Me: it’s when you tell a story about someone.
[later at movie night]
Wife: let’s watch Cars.
Daughter: [whispers] autobiography.
Wait, what’s that noise?
Is there a dying cat outside?
Oh…no…it’s just a 50 yr old man racing a remote control car down the road.
I’m surprised so few people ask me why I’m carrying a cudgel around.
Her: How’s your drink?
Me: It’s ok. I can’t taste the alcohol though
Her:That’s cause we’re at the gym and its a protein shake
*full moon emerges from behimd clouds*
nno–nonono it cant be…RUN. FAR AWAY FROM ME. NOW. IM A– IM A–
*turns into bungalow*
IM A WAREHOUSE
I’m still drunk with power after a Jehovah’s Witness asked, “‘Can I ask you one question?” & I said, “I think you just did,” + kept walking.
Interviewer: What drives you?
Me: The bus mostly
Interviewer: I mean what motivates you to get out of bed in the morning?
M: missing the bus
Boomers will say no one makes good music anymore then put on some Bob Dylan song that sounds like a bridge troll’s riddle being played in reverse
“What are you going to be when you grow up?”
Tired.
The answer is tired.
Dreams won’t chase you back, but Canadian geese sure as hell will.
Her: I was robbed! They took EVERYTHING except some wire coat hangers and my Justin Bieber CD.
Me: I wonder why they left the hangers?
if a doctor ever tried to hit *my* knee with a tiny hammer? hoo boy… all i’m sayin is, it’s a good thing they already live at the hospital
It’s so cold, my dentures are chattering as they soak.

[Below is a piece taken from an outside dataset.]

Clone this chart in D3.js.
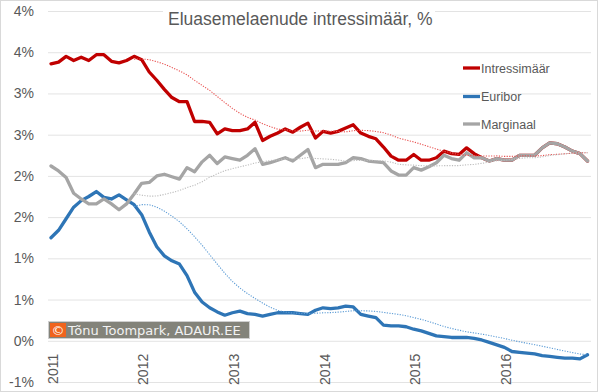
<!DOCTYPE html>
<html>
<head>
<meta charset="utf-8">
<script src="https://cdn.jsdelivr.net/npm/d3@7"></script>
<style>
  html, body { margin: 0; padding: 0; background: #fff; }
  svg { display: block; font-family: "Liberation Sans", Arial, sans-serif; }
</style>
</head>
<body>
<div id="chart"></div>
<script>
// monthly data, Jan 2011 .. Dec 2016
const years = ['2011', '2012', '2013', '2014', '2015', '2016'];

const intressimaar = [
  3.36, 3.38, 3.45, 3.40, 3.44, 3.40, 3.47, 3.47, 3.39, 3.37, 3.40, 3.45,
  3.41, 3.26, 3.16, 3.05, 2.95, 2.90, 2.90, 2.66, 2.66, 2.65, 2.51, 2.57,
  2.55, 2.55, 2.57, 2.65, 2.43, 2.48, 2.52, 2.57, 2.53, 2.59, 2.64, 2.46,
  2.54, 2.52, 2.54, 2.58, 2.62, 2.52, 2.48, 2.45, 2.35, 2.24, 2.19, 2.19,
  2.26, 2.19, 2.19, 2.22, 2.30, 2.27, 2.26, 2.34, 2.27, 2.22, 2.18, 2.21,
  2.19, 2.19, 2.25, 2.25, 2.25, 2.34, 2.40, 2.39, 2.35, 2.30, 2.27, 2.18
];
const euribor = [
  1.25, 1.34, 1.48, 1.62, 1.70, 1.75, 1.81, 1.74, 1.72, 1.77, 1.71, 1.65,
  1.53, 1.32, 1.14, 1.03, 0.97, 0.93, 0.79, 0.59, 0.47, 0.40, 0.35, 0.31,
  0.34, 0.36, 0.33, 0.32, 0.30, 0.32, 0.34, 0.34, 0.34, 0.33, 0.32, 0.37,
  0.40, 0.39, 0.40, 0.42, 0.41, 0.32, 0.30, 0.28, 0.19, 0.18, 0.18, 0.17,
  0.14, 0.12, 0.09, 0.06, 0.05, 0.04, 0.04, 0.04, 0.03, 0.01, -0.02, -0.05,
  -0.08, -0.13, -0.14, -0.15, -0.16, -0.18, -0.19, -0.20, -0.21, -0.21, -0.22, -0.17
];
const marginaal = [
  2.12, 2.06, 1.98, 1.79, 1.72, 1.66, 1.66, 1.72, 1.66, 1.59, 1.66, 1.78,
  1.91, 1.92, 2.00, 2.02, 1.99, 1.96, 2.10, 2.05, 2.17, 2.25, 2.15, 2.23,
  2.21, 2.19, 2.25, 2.33, 2.14, 2.16, 2.19, 2.22, 2.18, 2.25, 2.32, 2.10,
  2.14, 2.14, 2.14, 2.16, 2.22, 2.21, 2.18, 2.17, 2.16, 2.06, 2.01, 2.01,
  2.10, 2.07, 2.11, 2.16, 2.25, 2.21, 2.19, 2.28, 2.22, 2.22, 2.18, 2.21,
  2.19, 2.19, 2.25, 2.25, 2.25, 2.34, 2.40, 2.39, 2.35, 2.30, 2.27, 2.18
];

const yTicks = [-0.5, 0, 0.5, 1, 1.5, 2, 2.5, 3, 3.5, 4];
const yTickLabels = ['-1%', '0%', '1%', '1%', '2%', '2%', '3%', '3%', '4%', '4%'];

const series = [
  {name: 'Intressimäär', values: intressimaar, color: '#C00000', trend: '#E8504F'},
  {name: 'Euribor', values: euribor, color: '#2E75B6', trend: '#5B9BD5'},
  {name: 'Marginaal', values: marginaal, color: '#A5A5A5', trend: '#BDBDBD'}
];

const W = 600, H = 392;
const svg = d3.select('#chart').append('svg').attr('width', W).attr('height', H);

// chart border
svg.append('rect').attr('x', 0.5).attr('y', 0.5).attr('width', 597).attr('height', 391)
  .attr('fill', '#fff').attr('stroke', '#D9D9D9');

const x = d3.scaleLinear().domain([0, 71]).range([51, 587.5]);
const y = d3.scaleLinear().domain([-0.5, 4]).range([382, 11]);
const gridL = 48, gridR = 591;

// y axis + gridlines
const yAxis = svg.append('g').attr('transform', `translate(${gridL},0)`)
  .call(d3.axisLeft(y).tickValues(yTicks).tickSize(-(gridR - gridL)).tickPadding(14)
    .tickFormat((d, i) => yTickLabels[i]));
yAxis.select('.domain').remove();
yAxis.selectAll('line').attr('stroke', '#E3E3E3').attr('stroke-width', 1);
yAxis.selectAll('text').attr('fill', '#595959').attr('font-size', 14)
  .attr('font-family', '"Liberation Sans", Arial, sans-serif');

// x axis labels (rotated years)
const xAxis = svg.append('g').attr('transform', `translate(0,${y(0)})`)
  .call(d3.axisBottom(x).tickValues(years.map((d, i) => i * 12)).tickSize(0)
    .tickFormat((d, i) => years[i]));
xAxis.select('.domain').remove();
xAxis.selectAll('text')
  .attr('transform', 'translate(1,13) rotate(-90)')
  .attr('x', 0).attr('y', 0).attr('dy', '0.36em')
  .attr('text-anchor', 'end')
  .attr('fill', '#595959').attr('font-size', 14)
  .attr('font-family', '"Liberation Sans", Arial, sans-serif');

// title with white box over top gridline
svg.append('rect').attr('x', 163).attr('y', 2).attr('width', 272).attr('height', 30).attr('fill', '#fff');
svg.append('text').attr('x', 168).attr('y', 25).attr('font-size', 17.5).attr('fill', '#595959')
  .text('Eluasemelaenude intressimäär, %');

const line = d3.line().x((d, i) => x(i)).y(d => y(d)).curve(d3.curveLinear);

// main series
svg.append('g').selectAll('path').data(series).join('path')
  .attr('d', d => line(d.values))
  .attr('fill', 'none').attr('stroke', d => d.color).attr('stroke-width', 3.3)
  .attr('stroke-linejoin', 'round').attr('stroke-linecap', 'round');

// 12 month moving average trendlines, dotted
const ma = vals => vals.map((v, i) => i < 11 ? null : d3.mean(vals.slice(i - 11, i + 1)));
const maLine = d3.line().defined(d => d != null).x((d, i) => x(i)).y(d => y(d)).curve(d3.curveLinear);
svg.append('g').selectAll('path').data(series).join('path')
  .attr('d', d => maLine(ma(d.values)))
  .attr('fill', 'none').attr('stroke', d => d.trend).attr('stroke-width', 1.1)
  .attr('stroke-dasharray', '1.2,1.4');

// legend
const leg = svg.append('g').selectAll('g').data(series).join('g')
  .attr('transform', (d, i) => `translate(463,${[68, 96.5, 124][i]})`);
leg.append('line').attr('x1', 0).attr('x2', 17).attr('stroke', d => d.color).attr('stroke-width', 3.3);
leg.append('text').attr('x', 18).attr('y', 4.5).attr('font-size', 12.5).attr('fill', '#595959')
  .text(d => d.name);

// watermark
const wm = svg.append('g').attr('transform', 'translate(48,321)');
wm.append('rect').attr('x', 0.5).attr('y', 0.5).attr('width', 201).attr('height', 17)
  .attr('fill', '#83837A').attr('stroke', '#CFCFCF');
wm.append('rect').attr('x', 2).attr('y', 2).attr('width', 16).attr('height', 14).attr('fill', '#F0641E');
wm.append('text').attr('x', 10).attr('y', 13.5).attr('text-anchor', 'middle')
  .attr('font-family', '"DejaVu Sans", sans-serif').attr('font-size', 13).attr('fill', '#fff').text('©');
wm.append('text').attr('x', 20).attr('y', 14).attr('font-family', '"DejaVu Sans", sans-serif')
  .attr('font-size', 13).attr('fill', '#F2F2F2').text('Tõnu Toompark, ADAUR.EE');
</script>
</body>
</html>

ME: So it’s like a spank bank for your feelings?
THERAPIST: Most people just call it a journal, but sure
My neighbor called me an old drunk which really offended me. I’m not that old…
Miss Piggy’s karate skills are my favorite pork chops.
if speaking russian makes my b’s into v’s then soviet
If you want my body and you think I’m sexy, please stop buying your prescription glasses at Walmart.
We’re gonna party like its 1999.
//breaks out Nokia flip phone and starts to panick about Y2K//
What’s for dinner?
-A question asked by children who have no intention of eating the answer.